═══ RECORDED DATA ═══
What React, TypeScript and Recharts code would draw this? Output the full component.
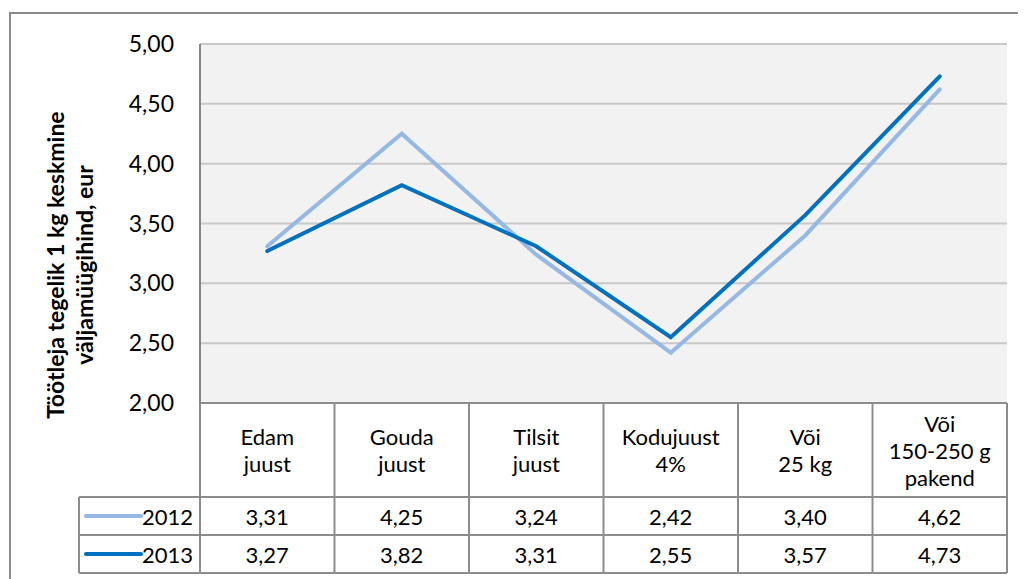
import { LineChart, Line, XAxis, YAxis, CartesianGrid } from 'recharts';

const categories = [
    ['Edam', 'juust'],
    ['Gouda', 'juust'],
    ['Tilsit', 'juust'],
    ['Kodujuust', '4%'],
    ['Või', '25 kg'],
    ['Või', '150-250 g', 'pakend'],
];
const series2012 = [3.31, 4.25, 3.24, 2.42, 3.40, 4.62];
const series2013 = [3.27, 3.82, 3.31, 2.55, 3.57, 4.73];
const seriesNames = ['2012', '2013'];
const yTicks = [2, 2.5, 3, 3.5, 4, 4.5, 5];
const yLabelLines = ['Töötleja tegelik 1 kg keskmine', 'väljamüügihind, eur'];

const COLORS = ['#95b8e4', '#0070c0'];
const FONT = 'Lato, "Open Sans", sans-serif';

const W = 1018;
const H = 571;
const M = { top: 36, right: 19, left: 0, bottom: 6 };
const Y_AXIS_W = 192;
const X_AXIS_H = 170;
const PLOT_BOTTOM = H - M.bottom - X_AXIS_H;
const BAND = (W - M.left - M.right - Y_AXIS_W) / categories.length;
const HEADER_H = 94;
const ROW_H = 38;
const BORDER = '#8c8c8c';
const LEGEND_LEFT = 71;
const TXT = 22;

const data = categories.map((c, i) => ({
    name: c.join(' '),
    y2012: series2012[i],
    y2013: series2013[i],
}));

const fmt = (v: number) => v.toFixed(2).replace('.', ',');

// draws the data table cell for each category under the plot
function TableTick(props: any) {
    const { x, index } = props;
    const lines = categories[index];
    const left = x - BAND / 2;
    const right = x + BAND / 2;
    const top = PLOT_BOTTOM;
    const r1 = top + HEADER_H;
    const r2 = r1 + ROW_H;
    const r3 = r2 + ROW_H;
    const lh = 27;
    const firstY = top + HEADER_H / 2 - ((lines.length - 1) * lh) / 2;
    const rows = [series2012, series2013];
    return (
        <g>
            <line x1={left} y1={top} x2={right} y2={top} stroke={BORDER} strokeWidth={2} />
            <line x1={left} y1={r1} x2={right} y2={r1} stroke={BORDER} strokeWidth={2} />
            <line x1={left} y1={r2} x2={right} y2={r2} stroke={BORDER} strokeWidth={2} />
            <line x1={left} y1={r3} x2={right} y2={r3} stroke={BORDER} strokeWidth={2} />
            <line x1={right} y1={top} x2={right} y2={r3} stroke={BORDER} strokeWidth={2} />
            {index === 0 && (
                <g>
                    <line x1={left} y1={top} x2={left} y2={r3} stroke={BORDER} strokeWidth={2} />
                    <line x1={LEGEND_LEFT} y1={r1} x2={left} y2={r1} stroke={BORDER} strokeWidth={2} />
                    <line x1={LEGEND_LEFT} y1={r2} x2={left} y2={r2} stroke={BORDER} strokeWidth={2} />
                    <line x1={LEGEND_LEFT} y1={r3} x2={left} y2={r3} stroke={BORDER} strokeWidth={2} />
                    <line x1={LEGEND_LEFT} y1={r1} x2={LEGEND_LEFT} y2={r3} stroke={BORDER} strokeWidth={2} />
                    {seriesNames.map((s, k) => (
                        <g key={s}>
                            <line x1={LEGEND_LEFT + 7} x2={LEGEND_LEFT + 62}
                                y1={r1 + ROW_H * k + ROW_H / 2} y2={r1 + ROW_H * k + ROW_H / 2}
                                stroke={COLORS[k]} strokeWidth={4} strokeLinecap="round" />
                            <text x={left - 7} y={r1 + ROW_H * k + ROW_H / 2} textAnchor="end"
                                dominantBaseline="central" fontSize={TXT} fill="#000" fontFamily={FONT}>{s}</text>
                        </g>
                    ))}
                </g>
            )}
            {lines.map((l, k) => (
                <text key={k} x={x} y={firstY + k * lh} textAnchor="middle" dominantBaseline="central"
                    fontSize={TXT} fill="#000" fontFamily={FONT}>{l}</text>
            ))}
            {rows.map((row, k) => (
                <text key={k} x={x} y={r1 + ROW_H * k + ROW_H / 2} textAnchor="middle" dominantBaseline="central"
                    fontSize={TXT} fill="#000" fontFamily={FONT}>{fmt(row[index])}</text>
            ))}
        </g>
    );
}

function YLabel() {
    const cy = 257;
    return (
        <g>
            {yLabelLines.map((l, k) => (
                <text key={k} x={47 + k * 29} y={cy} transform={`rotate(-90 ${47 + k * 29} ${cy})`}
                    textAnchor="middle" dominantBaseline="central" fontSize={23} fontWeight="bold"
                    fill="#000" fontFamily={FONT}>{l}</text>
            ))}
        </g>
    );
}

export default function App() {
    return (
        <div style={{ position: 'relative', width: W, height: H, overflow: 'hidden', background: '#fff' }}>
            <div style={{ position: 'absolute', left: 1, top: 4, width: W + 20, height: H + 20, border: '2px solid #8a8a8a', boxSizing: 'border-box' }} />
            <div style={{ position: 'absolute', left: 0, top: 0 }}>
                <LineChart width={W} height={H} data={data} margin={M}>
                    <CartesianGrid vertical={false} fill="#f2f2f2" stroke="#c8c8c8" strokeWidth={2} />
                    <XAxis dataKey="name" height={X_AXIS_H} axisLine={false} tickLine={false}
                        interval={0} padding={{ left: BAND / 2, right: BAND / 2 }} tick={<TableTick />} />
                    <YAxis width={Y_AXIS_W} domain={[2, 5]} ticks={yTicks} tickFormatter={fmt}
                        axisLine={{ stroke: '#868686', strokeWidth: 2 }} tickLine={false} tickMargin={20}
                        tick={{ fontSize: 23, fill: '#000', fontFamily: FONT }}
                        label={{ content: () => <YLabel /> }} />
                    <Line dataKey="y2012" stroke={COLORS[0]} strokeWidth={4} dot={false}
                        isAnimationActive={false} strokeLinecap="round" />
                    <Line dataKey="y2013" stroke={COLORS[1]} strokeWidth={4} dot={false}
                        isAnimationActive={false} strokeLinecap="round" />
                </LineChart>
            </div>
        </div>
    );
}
═══
Write out again exactly the lines from the start of the data above through the line containing "const fmt = (v: number)", inclusive, excluding any pictures.

What React, TypeScript and Recharts code would draw this? Output the full component.
import { LineChart, Line, XAxis, YAxis, CartesianGrid } from 'recharts';

const categories = [
    ['Edam', 'juust'],
    ['Gouda', 'juust'],
    ['Tilsit', 'juust'],
    ['Kodujuust', '4%'],
    ['Või', '25 kg'],
    ['Või', '150-250 g', 'pakend'],
];
const series2012 = [3.31, 4.25, 3.24, 2.42, 3.40, 4.62];
const series2013 = [3.27, 3.82, 3.31, 2.55, 3.57, 4.73];
const seriesNames = ['2012', '2013'];
const yTicks = [2, 2.5, 3, 3.5, 4, 4.5, 5];
const yLabelLines = ['Töötleja tegelik 1 kg keskmine', 'väljamüügihind, eur'];

const COLORS = ['#95b8e4', '#0070c0'];
const FONT = 'Lato, "Open Sans", sans-serif';

const W = 1018;
const H = 571;
const M = { top: 36, right: 19, left: 0, bottom: 6 };
const Y_AXIS_W = 192;
const X_AXIS_H = 170;
const PLOT_BOTTOM = H - M.bottom - X_AXIS_H;
const BAND = (W - M.left - M.right - Y_AXIS_W) / categories.length;
const HEADER_H = 94;
const ROW_H = 38;
const BORDER = '#8c8c8c';
const LEGEND_LEFT = 71;
const TXT = 22;

const data = categories.map((c, i) => ({
    name: c.join(' '),
    y2012: series2012[i],
    y2013: series2013[i],
}));

const fmt = (v: number) => v.toFixed(2).replace('.', ',');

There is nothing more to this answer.